Short problem —
Make an exact copy of the data below, leaving out every picture.

-- begin Data section --

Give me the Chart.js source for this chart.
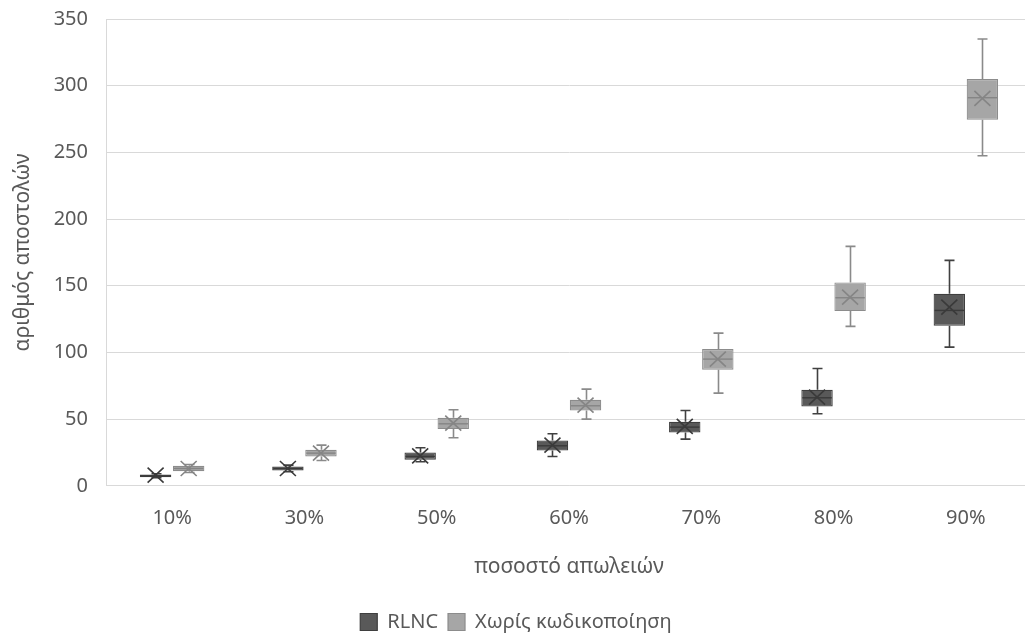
<!DOCTYPE html>
<html lang="el">
<head>
<meta charset="utf-8">
<title>Αριθμός αποστολών ανά ποσοστό απωλειών</title>
<script src="https://cdn.jsdelivr.net/npm/chart.js@4/dist/chart.umd.min.js"></script>
<style>
  html, body { margin: 0; padding: 0; background: #ffffff; overflow: hidden; }
  #wrap { width: 1025px; height: 639px; overflow: hidden; }
  canvas { display: block; }
</style>
</head>
<body>
<div id="wrap"><canvas id="chart" width="1040" height="639"></canvas></div>
<script>
// Loss rates on the horizontal axis
const categories = ['10%', '30%', '50%', '60%', '70%', '80%', '90%'];

// RLNC: five-number summary and mean per loss rate
const rlncMin    = [6,    10.5, 18,   22,   35,   54,   104];
const rlncQ1     = [6.5,  11.5, 19.5, 26.5, 40,   59.5, 120];
const rlncMedian = [7.5,  13,   22,   30,   44,   66,   131.5];
const rlncQ3     = [8.5,  14.5, 25,   34,   48,   72,   144];
const rlncMax    = [9,    15.5, 28.5, 39,   56.5, 88,   169];
const rlncMean   = [8,    13,   22.5, 30.5, 44.5, 66.5, 134];

// Without coding: five-number summary and mean per loss rate
const plainMin    = [10,  19,   36,   50,   69.5,  119.5, 247.5];
const plainQ1     = [11,  22,   42.5, 56.5, 87,    131,   274.5];
const plainMedian = [13,  24.5, 46.5, 60,   95,    141,   291];
const plainQ3     = [15,  27,   51,   64.5, 102.5, 152.5, 305];
const plainMax    = [16,  30.5, 57,   72.5, 114.5, 179.5, 335];
const plainMean   = [13,  24.5, 47,   60.5, 95,    141.5, 290.5];

// Y axis range and tick step
const yMin = 0, yMax = 350, yStep = 50;

const FONT = '"Noto Sans", "Open Sans", sans-serif';
const TEXT = '#595959';
const GRID = '#d9d9d9';

const styles = [
  { fill: '#595959', edge: '#3f3f3f', whisker: '#404040', mark: '#3a3a3a' },
  { fill: '#a6a6a6', edge: '#8c8c8c', whisker: '#8a8a8a', mark: '#858585' }
];

const stats = [
  { min: rlncMin,  q1: rlncQ1,  med: rlncMedian,  q3: rlncQ3,  max: rlncMax,  mean: rlncMean },
  { min: plainMin, q1: plainQ1, med: plainMedian, q3: plainQ3, max: plainMax, mean: plainMean }
];

// Whiskers behind the boxes, median line and mean cross on top
const boxPlotParts = {
  id: 'boxPlotParts',
  beforeDatasetsDraw(chart) {
    const ctx = chart.ctx, y = chart.scales.y;
    chart.data.datasets.forEach((ds, di) => {
      const meta = chart.getDatasetMeta(di);
      const s = stats[di], st = styles[di];
      meta.data.forEach((bar, i) => {
        const x = Math.round(bar.x) + 0.5;
        const cap = 5;
        ctx.save();
        ctx.strokeStyle = st.whisker;
        ctx.lineWidth = 1.6;
        const pMax = y.getPixelForValue(s.max[i]);
        const pMin = y.getPixelForValue(s.min[i]);
        const pQ3 = y.getPixelForValue(s.q3[i]);
        const pQ1 = y.getPixelForValue(s.q1[i]);
        ctx.beginPath();
        ctx.moveTo(x, pMax); ctx.lineTo(x, pQ3);
        ctx.moveTo(x, pQ1); ctx.lineTo(x, pMin);
        ctx.moveTo(x - cap, pMax); ctx.lineTo(x + cap, pMax);
        ctx.moveTo(x - cap, pMin); ctx.lineTo(x + cap, pMin);
        ctx.stroke();
        ctx.restore();
      });
    });
  },
  afterDatasetsDraw(chart) {
    const ctx = chart.ctx, y = chart.scales.y;
    chart.data.datasets.forEach((ds, di) => {
      const meta = chart.getDatasetMeta(di);
      const s = stats[di], st = styles[di];
      meta.data.forEach((bar, i) => {
        const x = bar.x, half = bar.width / 2;
        const pMed = y.getPixelForValue(s.med[i]);
        const pMean = y.getPixelForValue(s.mean[i]);
        ctx.save();
        ctx.strokeStyle = st.mark;
        ctx.lineWidth = 1.4;
        ctx.beginPath();
        ctx.moveTo(x - half + 1, pMed); ctx.lineTo(x + half - 1, pMed);
        ctx.stroke();
        const rx = 8, ry = 7.5;
        ctx.lineWidth = 1.6;
        ctx.beginPath();
        ctx.moveTo(x - rx, pMean - ry); ctx.lineTo(x + rx, pMean + ry);
        ctx.moveTo(x + rx, pMean - ry); ctx.lineTo(x - rx, pMean + ry);
        ctx.stroke();
        ctx.restore();
      });
    });
  }
};

const seriesNames = ['RLNC', 'Χωρίς κωδικοποίηση'];

new Chart(document.getElementById('chart'), {
  type: 'bar',
  data: {
    labels: categories,
    datasets: stats.map((s, di) => ({
      label: seriesNames[di],
      data: s.q1.map((v, i) => [v, s.q3[i]]),
      backgroundColor: styles[di].fill,
      borderColor: styles[di].edge,
      borderWidth: 1.2,
      borderSkipped: false,
      categoryPercentage: 0.5,
      barPercentage: 0.95
    }))
  },
  options: {
    responsive: false,
    animation: false,
    devicePixelRatio: 1,
    layout: { padding: { left: 0, right: 8, top: 19, bottom: -3 } },
    plugins: {
      tooltip: { enabled: false },
      legend: {
        position: 'bottom',
        labels: {
          color: TEXT,
          font: { family: FONT, size: 20 },
          boxWidth: 17,
          boxHeight: 17,
          padding: 10
        }
      }
    },
    scales: {
      x: {
        grid: { display: false, drawTicks: false },
        border: { display: true, color: GRID, width: 1 },
        ticks: { color: TEXT, font: { family: FONT, size: 20 }, padding: 20 },
        title: {
          display: true,
          text: 'ποσοστό απωλειών',
          color: TEXT,
          font: { family: FONT, size: 21 },
          padding: { top: 5, bottom: 22 }
        }
      },
      y: {
        min: yMin,
        max: yMax,
        grid: { color: GRID, lineWidth: 1, drawTicks: false },
        border: { display: true, color: GRID, width: 1 },
        ticks: { stepSize: yStep, color: TEXT, font: { family: FONT, size: 20 }, padding: 18 },
        title: {
          display: true,
          text: 'αριθμός αποστολών',
          color: TEXT,
          font: { family: FONT, size: 21 },
          padding: { top: 10, bottom: 0 }
        },
        afterFit(scale) {
          scale.width = 106;
          scale.paddingTop = 0;
          scale.paddingBottom = 0;
        }
      }
    }
  },
  plugins: [boxPlotParts]
});
</script>
</body>
</html>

-- end Data section --

Task solution —
Give me the Chart.js source for this chart.
<!DOCTYPE html>
<html lang="el">
<head>
<meta charset="utf-8">
<title>Αριθμός αποστολών ανά ποσοστό απωλειών</title>
<script src="https://cdn.jsdelivr.net/npm/chart.js@4/dist/chart.umd.min.js"></script>
<style>
  html, body { margin: 0; padding: 0; background: #ffffff; overflow: hidden; }
  #wrap { width: 1025px; height: 639px; overflow: hidden; }
  canvas { display: block; }
</style>
</head>
<body>
<div id="wrap"><canvas id="chart" width="1040" height="639"></canvas></div>
<script>
// Loss rates on the horizontal axis
const categories = ['10%', '30%', '50%', '60%', '70%', '80%', '90%'];

// RLNC: five-number summary and mean per loss rate
const rlncMin    = [6,    10.5, 18,   22,   35,   54,   104];
const rlncQ1     = [6.5,  11.5, 19.5, 26.5, 40,   59.5, 120];
const rlncMedian = [7.5,  13,   22,   30,   44,   66,   131.5];
const rlncQ3     = [8.5,  14.5, 25,   34,   48,   72,   144];
const rlncMax    = [9,    15.5, 28.5, 39,   56.5, 88,   169];
const rlncMean   = [8,    13,   22.5, 30.5, 44.5, 66.5, 134];

// Without coding: five-number summary and mean per loss rate
const plainMin    = [10,  19,   36,   50,   69.5,  119.5, 247.5];
const plainQ1     = [11,  22,   42.5, 56.5, 87,    131,   274.5];
const plainMedian = [13,  24.5, 46.5, 60,   95,    141,   291];
const plainQ3     = [15,  27,   51,   64.5, 102.5, 152.5, 305];
const plainMax    = [16,  30.5, 57,   72.5, 114.5, 179.5, 335];
const plainMean   = [13,  24.5, 47,   60.5, 95,    141.5, 290.5];

// Y axis range and tick step
const yMin = 0, yMax = 350, yStep = 50;

const FONT = '"Noto Sans", "Open Sans", sans-serif';
const TEXT = '#595959';
const GRID = '#d9d9d9';

const styles = [
  { fill: '#595959', edge: '#3f3f3f', whisker: '#404040', mark: '#3a3a3a' },
  { fill: '#a6a6a6', edge: '#8c8c8c', whisker: '#8a8a8a', mark: '#858585' }
];

const stats = [
  { min: rlncMin,  q1: rlncQ1,  med: rlncMedian,  q3: rlncQ3,  max: rlncMax,  mean: rlncMean },
  { min: plainMin, q1: plainQ1, med: plainMedian, q3: plainQ3, max: plainMax, mean: plainMean }
];

// Whiskers behind the boxes, median line and mean cross on top
const boxPlotParts = {
  id: 'boxPlotParts',
  beforeDatasetsDraw(chart) {
    const ctx = chart.ctx, y = chart.scales.y;
    chart.data.datasets.forEach((ds, di) => {
      const meta = chart.getDatasetMeta(di);
      const s = stats[di], st = styles[di];
      meta.data.forEach((bar, i) => {
        const x = Math.round(bar.x) + 0.5;
        const cap = 5;
        ctx.save();
        ctx.strokeStyle = st.whisker;
        ctx.lineWidth = 1.6;
        const pMax = y.getPixelForValue(s.max[i]);
        const pMin = y.getPixelForValue(s.min[i]);
        const pQ3 = y.getPixelForValue(s.q3[i]);
        const pQ1 = y.getPixelForValue(s.q1[i]);
        ctx.beginPath();
        ctx.moveTo(x, pMax); ctx.lineTo(x, pQ3);
        ctx.moveTo(x, pQ1); ctx.lineTo(x, pMin);
        ctx.moveTo(x - cap, pMax); ctx.lineTo(x + cap, pMax);
        ctx.moveTo(x - cap, pMin); ctx.lineTo(x + cap, pMin);
        ctx.stroke();
        ctx.restore();
      });
    });
  },
  afterDatasetsDraw(chart) {
    const ctx = chart.ctx, y = chart.scales.y;
    chart.data.datasets.forEach((ds, di) => {
      const meta = chart.getDatasetMeta(di);
      const s = stats[di], st = styles[di];
      meta.data.forEach((bar, i) => {
        const x = bar.x, half = bar.width / 2;
        const pMed = y.getPixelForValue(s.med[i]);
        const pMean = y.getPixelForValue(s.mean[i]);
        ctx.save();
        ctx.strokeStyle = st.mark;
        ctx.lineWidth = 1.4;
        ctx.beginPath();
        ctx.moveTo(x - half + 1, pMed); ctx.lineTo(x + half - 1, pMed);
        ctx.stroke();
        const rx = 8, ry = 7.5;
        ctx.lineWidth = 1.6;
        ctx.beginPath();
        ctx.moveTo(x - rx, pMean - ry); ctx.lineTo(x + rx, pMean + ry);
        ctx.moveTo(x + rx, pMean - ry); ctx.lineTo(x - rx, pMean + ry);
        ctx.stroke();
        ctx.restore();
      });
    });
  }
};

const seriesNames = ['RLNC', 'Χωρίς κωδικοποίηση'];

new Chart(document.getElementById('chart'), {
  type: 'bar',
  data: {
    labels: categories,
    datasets: stats.map((s, di) => ({
      label: seriesNames[di],
      data: s.q1.map((v, i) => [v, s.q3[i]]),
      backgroundColor: styles[di].fill,
      borderColor: styles[di].edge,
      borderWidth: 1.2,
      borderSkipped: false,
      categoryPercentage: 0.5,
      barPercentage: 0.95
    }))
  },
  options: {
    responsive: false,
    animation: false,
    devicePixelRatio: 1,
    layout: { padding: { left: 0, right: 8, top: 19, bottom: -3 } },
    plugins: {
      tooltip: { enabled: false },
      legend: {
        position: 'bottom',
        labels: {
          color: TEXT,
          font: { family: FONT, size: 20 },
          boxWidth: 17,
          boxHeight: 17,
          padding: 10
        }
      }
    },
    scales: {
      x: {
        grid: { display: false, drawTicks: false },
        border: { display: true, color: GRID, width: 1 },
        ticks: { color: TEXT, font: { family: FONT, size: 20 }, padding: 20 },
        title: {
          display: true,
          text: 'ποσοστό απωλειών',
          color: TEXT,
          font: { family: FONT, size: 21 },
          padding: { top: 5, bottom: 22 }
        }
      },
      y: {
        min: yMin,
        max: yMax,
        grid: { color: GRID, lineWidth: 1, drawTicks: false },
        border: { display: true, color: GRID, width: 1 },
        ticks: { stepSize: yStep, color: TEXT, font: { family: FONT, size: 20 }, padding: 18 },
        title: {
          display: true,
          text: 'αριθμός αποστολών',
          color: TEXT,
          font: { family: FONT, size: 21 },
          padding: { top: 10, bottom: 0 }
        },
        afterFit(scale) {
          scale.width = 106;
          scale.paddingTop = 0;
          scale.paddingBottom = 0;
        }
      }
    }
  },
  plugins: [boxPlotParts]
});
</script>
</body>
</html>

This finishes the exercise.